**TASK OBJECTIVE:** Every entry below should be printed exactly, without its images.

Plotting code records:
--------------------------------

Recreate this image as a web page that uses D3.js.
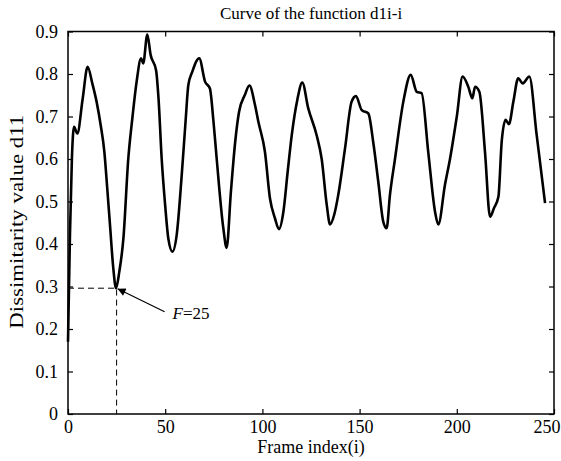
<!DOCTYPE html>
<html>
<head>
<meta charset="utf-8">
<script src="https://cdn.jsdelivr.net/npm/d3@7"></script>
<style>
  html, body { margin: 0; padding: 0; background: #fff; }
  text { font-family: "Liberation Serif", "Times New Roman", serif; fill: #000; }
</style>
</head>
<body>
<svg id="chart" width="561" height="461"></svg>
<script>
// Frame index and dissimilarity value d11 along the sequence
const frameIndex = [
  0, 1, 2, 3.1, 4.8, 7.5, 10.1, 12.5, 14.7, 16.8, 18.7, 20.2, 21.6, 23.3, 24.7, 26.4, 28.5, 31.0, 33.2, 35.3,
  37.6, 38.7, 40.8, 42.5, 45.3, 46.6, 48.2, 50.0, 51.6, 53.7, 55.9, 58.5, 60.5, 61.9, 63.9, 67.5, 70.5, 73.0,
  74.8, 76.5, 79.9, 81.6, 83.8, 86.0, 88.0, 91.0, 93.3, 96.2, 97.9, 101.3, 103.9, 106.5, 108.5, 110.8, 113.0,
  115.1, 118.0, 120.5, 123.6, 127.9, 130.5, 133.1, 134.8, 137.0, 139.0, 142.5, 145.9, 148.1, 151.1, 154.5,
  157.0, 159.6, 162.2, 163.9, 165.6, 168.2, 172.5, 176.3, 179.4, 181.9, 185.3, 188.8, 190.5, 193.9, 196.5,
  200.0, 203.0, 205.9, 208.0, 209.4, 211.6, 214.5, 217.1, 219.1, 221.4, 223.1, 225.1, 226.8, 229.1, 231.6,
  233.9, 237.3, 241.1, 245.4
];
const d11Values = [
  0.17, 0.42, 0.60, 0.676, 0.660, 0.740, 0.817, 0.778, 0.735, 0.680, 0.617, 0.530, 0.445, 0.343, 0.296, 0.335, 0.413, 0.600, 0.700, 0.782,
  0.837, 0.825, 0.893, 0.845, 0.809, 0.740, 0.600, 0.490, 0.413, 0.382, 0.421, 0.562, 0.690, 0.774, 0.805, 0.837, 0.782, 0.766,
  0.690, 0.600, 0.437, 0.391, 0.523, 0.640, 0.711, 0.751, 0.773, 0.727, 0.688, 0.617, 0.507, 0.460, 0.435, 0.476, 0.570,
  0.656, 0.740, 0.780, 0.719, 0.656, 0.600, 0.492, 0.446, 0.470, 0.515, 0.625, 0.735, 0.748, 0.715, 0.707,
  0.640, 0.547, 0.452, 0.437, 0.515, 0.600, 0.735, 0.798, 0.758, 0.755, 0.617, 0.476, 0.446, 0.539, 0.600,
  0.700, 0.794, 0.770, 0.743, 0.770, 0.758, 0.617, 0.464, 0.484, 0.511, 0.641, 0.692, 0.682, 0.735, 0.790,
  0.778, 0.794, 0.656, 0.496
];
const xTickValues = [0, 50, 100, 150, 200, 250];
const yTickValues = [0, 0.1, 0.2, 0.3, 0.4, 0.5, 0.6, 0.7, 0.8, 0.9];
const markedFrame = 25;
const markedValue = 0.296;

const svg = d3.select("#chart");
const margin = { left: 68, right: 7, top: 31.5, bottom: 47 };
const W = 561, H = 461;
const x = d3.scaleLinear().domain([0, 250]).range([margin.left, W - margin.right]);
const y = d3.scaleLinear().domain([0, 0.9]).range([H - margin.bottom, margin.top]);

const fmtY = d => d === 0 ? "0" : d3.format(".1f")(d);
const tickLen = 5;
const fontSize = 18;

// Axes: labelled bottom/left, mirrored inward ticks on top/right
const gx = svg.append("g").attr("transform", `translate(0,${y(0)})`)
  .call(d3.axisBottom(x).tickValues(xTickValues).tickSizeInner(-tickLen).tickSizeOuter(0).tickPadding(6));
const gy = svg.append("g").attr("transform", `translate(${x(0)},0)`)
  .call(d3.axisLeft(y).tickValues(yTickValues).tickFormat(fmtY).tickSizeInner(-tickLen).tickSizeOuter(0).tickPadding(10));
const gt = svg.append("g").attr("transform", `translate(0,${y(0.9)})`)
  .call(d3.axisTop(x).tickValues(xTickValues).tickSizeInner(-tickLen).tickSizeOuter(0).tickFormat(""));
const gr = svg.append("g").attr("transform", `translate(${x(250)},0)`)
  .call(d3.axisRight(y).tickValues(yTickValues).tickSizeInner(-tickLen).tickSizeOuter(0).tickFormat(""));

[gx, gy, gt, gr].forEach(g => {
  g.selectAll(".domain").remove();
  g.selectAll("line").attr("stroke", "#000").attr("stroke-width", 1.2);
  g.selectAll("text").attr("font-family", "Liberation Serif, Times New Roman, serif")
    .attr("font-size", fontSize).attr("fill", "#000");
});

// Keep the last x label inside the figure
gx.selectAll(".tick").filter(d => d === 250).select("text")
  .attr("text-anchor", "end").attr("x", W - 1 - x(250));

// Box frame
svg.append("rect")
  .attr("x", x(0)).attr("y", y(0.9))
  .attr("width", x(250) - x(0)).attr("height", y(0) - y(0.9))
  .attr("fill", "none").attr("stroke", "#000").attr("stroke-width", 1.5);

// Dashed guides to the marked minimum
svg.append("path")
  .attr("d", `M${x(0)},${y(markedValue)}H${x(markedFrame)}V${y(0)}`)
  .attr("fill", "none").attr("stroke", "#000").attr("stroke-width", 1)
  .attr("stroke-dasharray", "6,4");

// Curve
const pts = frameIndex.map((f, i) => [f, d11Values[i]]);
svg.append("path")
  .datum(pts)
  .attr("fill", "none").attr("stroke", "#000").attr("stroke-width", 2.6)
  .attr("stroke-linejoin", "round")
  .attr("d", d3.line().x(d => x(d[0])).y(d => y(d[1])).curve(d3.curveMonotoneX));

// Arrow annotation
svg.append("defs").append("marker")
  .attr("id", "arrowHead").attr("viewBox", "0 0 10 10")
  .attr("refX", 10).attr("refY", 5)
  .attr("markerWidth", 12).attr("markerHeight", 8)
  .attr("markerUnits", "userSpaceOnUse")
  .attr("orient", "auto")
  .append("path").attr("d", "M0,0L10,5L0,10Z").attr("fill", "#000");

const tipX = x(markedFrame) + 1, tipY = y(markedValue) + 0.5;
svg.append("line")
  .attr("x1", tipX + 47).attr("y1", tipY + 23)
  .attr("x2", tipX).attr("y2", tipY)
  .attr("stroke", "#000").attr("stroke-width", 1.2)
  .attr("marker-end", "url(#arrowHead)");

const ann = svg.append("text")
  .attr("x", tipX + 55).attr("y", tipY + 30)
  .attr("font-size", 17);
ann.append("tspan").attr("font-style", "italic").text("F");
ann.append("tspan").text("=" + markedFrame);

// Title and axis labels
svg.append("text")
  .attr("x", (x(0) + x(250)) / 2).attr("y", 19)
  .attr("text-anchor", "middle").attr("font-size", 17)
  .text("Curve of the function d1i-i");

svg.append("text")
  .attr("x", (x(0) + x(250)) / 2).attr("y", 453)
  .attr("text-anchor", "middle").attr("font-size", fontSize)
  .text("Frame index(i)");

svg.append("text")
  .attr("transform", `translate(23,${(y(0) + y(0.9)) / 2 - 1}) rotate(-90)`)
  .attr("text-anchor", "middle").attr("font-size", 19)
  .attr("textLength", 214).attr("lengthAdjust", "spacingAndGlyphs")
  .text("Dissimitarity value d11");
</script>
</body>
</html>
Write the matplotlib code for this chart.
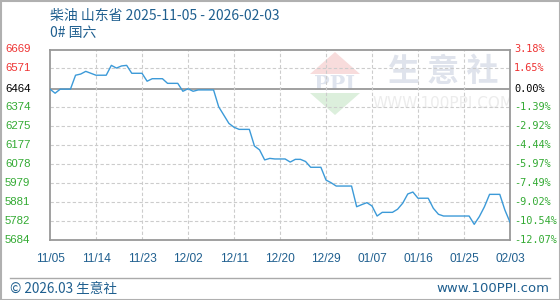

--------------------------------

**RIGHT ANSWER:**
Recreate this image as a web page that uses D3.js.
<!DOCTYPE html>
<html>
<head>
<meta charset="utf-8">
<script src="https://cdn.jsdelivr.net/npm/d3@7"></script>
<style>
  html, body { margin: 0; padding: 0; background: #fff; }
  text { font-family: "Liberation Serif", "Times New Roman", serif; fill: #000; }
</style>
</head>
<body>
<svg id="chart" width="561" height="461"></svg>
<script>
// Frame index and dissimilarity value d11 along the sequence
const frameIndex = [
  0, 1, 2, 3.1, 4.8, 7.5, 10.1, 12.5, 14.7, 16.8, 18.7, 20.2, 21.6, 23.3, 24.7, 26.4, 28.5, 31.0, 33.2, 35.3,
  37.6, 38.7, 40.8, 42.5, 45.3, 46.6, 48.2, 50.0, 51.6, 53.7, 55.9, 58.5, 60.5, 61.9, 63.9, 67.5, 70.5, 73.0,
  74.8, 76.5, 79.9, 81.6, 83.8, 86.0, 88.0, 91.0, 93.3, 96.2, 97.9, 101.3, 103.9, 106.5, 108.5, 110.8, 113.0,
  115.1, 118.0, 120.5, 123.6, 127.9, 130.5, 133.1, 134.8, 137.0, 139.0, 142.5, 145.9, 148.1, 151.1, 154.5,
  157.0, 159.6, 162.2, 163.9, 165.6, 168.2, 172.5, 176.3, 179.4, 181.9, 185.3, 188.8, 190.5, 193.9, 196.5,
  200.0, 203.0, 205.9, 208.0, 209.4, 211.6, 214.5, 217.1, 219.1, 221.4, 223.1, 225.1, 226.8, 229.1, 231.6,
  233.9, 237.3, 241.1, 245.4
];
const d11Values = [
  0.17, 0.42, 0.60, 0.676, 0.660, 0.740, 0.817, 0.778, 0.735, 0.680, 0.617, 0.530, 0.445, 0.343, 0.296, 0.335, 0.413, 0.600, 0.700, 0.782,
  0.837, 0.825, 0.893, 0.845, 0.809, 0.740, 0.600, 0.490, 0.413, 0.382, 0.421, 0.562, 0.690, 0.774, 0.805, 0.837, 0.782, 0.766,
  0.690, 0.600, 0.437, 0.391, 0.523, 0.640, 0.711, 0.751, 0.773, 0.727, 0.688, 0.617, 0.507, 0.460, 0.435, 0.476, 0.570,
  0.656, 0.740, 0.780, 0.719, 0.656, 0.600, 0.492, 0.446, 0.470, 0.515, 0.625, 0.735, 0.748, 0.715, 0.707,
  0.640, 0.547, 0.452, 0.437, 0.515, 0.600, 0.735, 0.798, 0.758, 0.755, 0.617, 0.476, 0.446, 0.539, 0.600,
  0.700, 0.794, 0.770, 0.743, 0.770, 0.758, 0.617, 0.464, 0.484, 0.511, 0.641, 0.692, 0.682, 0.735, 0.790,
  0.778, 0.794, 0.656, 0.496
];
const xTickValues = [0, 50, 100, 150, 200, 250];
const yTickValues = [0, 0.1, 0.2, 0.3, 0.4, 0.5, 0.6, 0.7, 0.8, 0.9];
const markedFrame = 25;
const markedValue = 0.296;

const svg = d3.select("#chart");
const margin = { left: 68, right: 7, top: 31.5, bottom: 47 };
const W = 561, H = 461;
const x = d3.scaleLinear().domain([0, 250]).range([margin.left, W - margin.right]);
const y = d3.scaleLinear().domain([0, 0.9]).range([H - margin.bottom, margin.top]);

const fmtY = d => d === 0 ? "0" : d3.format(".1f")(d);
const tickLen = 5;
const fontSize = 18;

// Axes: labelled bottom/left, mirrored inward ticks on top/right
const gx = svg.append("g").attr("transform", `translate(0,${y(0)})`)
  .call(d3.axisBottom(x).tickValues(xTickValues).tickSizeInner(-tickLen).tickSizeOuter(0).tickPadding(6));
const gy = svg.append("g").attr("transform", `translate(${x(0)},0)`)
  .call(d3.axisLeft(y).tickValues(yTickValues).tickFormat(fmtY).tickSizeInner(-tickLen).tickSizeOuter(0).tickPadding(10));
const gt = svg.append("g").attr("transform", `translate(0,${y(0.9)})`)
  .call(d3.axisTop(x).tickValues(xTickValues).tickSizeInner(-tickLen).tickSizeOuter(0).tickFormat(""));
const gr = svg.append("g").attr("transform", `translate(${x(250)},0)`)
  .call(d3.axisRight(y).tickValues(yTickValues).tickSizeInner(-tickLen).tickSizeOuter(0).tickFormat(""));

[gx, gy, gt, gr].forEach(g => {
  g.selectAll(".domain").remove();
  g.selectAll("line").attr("stroke", "#000").attr("stroke-width", 1.2);
  g.selectAll("text").attr("font-family", "Liberation Serif, Times New Roman, serif")
    .attr("font-size", fontSize).attr("fill", "#000");
});

// Keep the last x label inside the figure
gx.selectAll(".tick").filter(d => d === 250).select("text")
  .attr("text-anchor", "end").attr("x", W - 1 - x(250));

// Box frame
svg.append("rect")
  .attr("x", x(0)).attr("y", y(0.9))
  .attr("width", x(250) - x(0)).attr("height", y(0) - y(0.9))
  .attr("fill", "none").attr("stroke", "#000").attr("stroke-width", 1.5);

// Dashed guides to the marked minimum
svg.append("path")
  .attr("d", `M${x(0)},${y(markedValue)}H${x(markedFrame)}V${y(0)}`)
  .attr("fill", "none").attr("stroke", "#000").attr("stroke-width", 1)
  .attr("stroke-dasharray", "6,4");

// Curve
const pts = frameIndex.map((f, i) => [f, d11Values[i]]);
svg.append("path")
  .datum(pts)
  .attr("fill", "none").attr("stroke", "#000").attr("stroke-width", 2.6)
  .attr("stroke-linejoin", "round")
  .attr("d", d3.line().x(d => x(d[0])).y(d => y(d[1])).curve(d3.curveMonotoneX));

// Arrow annotation
svg.append("defs").append("marker")
  .attr("id", "arrowHead").attr("viewBox", "0 0 10 10")
  .attr("refX", 10).attr("refY", 5)
  .attr("markerWidth", 12).attr("markerHeight", 8)
  .attr("markerUnits", "userSpaceOnUse")
  .attr("orient", "auto")
  .append("path").attr("d", "M0,0L10,5L0,10Z").attr("fill", "#000");

const tipX = x(markedFrame) + 1, tipY = y(markedValue) + 0.5;
svg.append("line")
  .attr("x1", tipX + 47).attr("y1", tipY + 23)
  .attr("x2", tipX).attr("y2", tipY)
  .attr("stroke", "#000").attr("stroke-width", 1.2)
  .attr("marker-end", "url(#arrowHead)");

const ann = svg.append("text")
  .attr("x", tipX + 55).attr("y", tipY + 30)
  .attr("font-size", 17);
ann.append("tspan").attr("font-style", "italic").text("F");
ann.append("tspan").text("=" + markedFrame);

// Title and axis labels
svg.append("text")
  .attr("x", (x(0) + x(250)) / 2).attr("y", 19)
  .attr("text-anchor", "middle").attr("font-size", 17)
  .text("Curve of the function d1i-i");

svg.append("text")
  .attr("x", (x(0) + x(250)) / 2).attr("y", 453)
  .attr("text-anchor", "middle").attr("font-size", fontSize)
  .text("Frame index(i)");

svg.append("text")
  .attr("transform", `translate(23,${(y(0) + y(0.9)) / 2 - 1}) rotate(-90)`)
  .attr("text-anchor", "middle").attr("font-size", 19)
  .attr("textLength", 214).attr("lengthAdjust", "spacingAndGlyphs")
  .text("Dissimitarity value d11");
</script>
</body>
</html>
Write the matplotlib code for this chart.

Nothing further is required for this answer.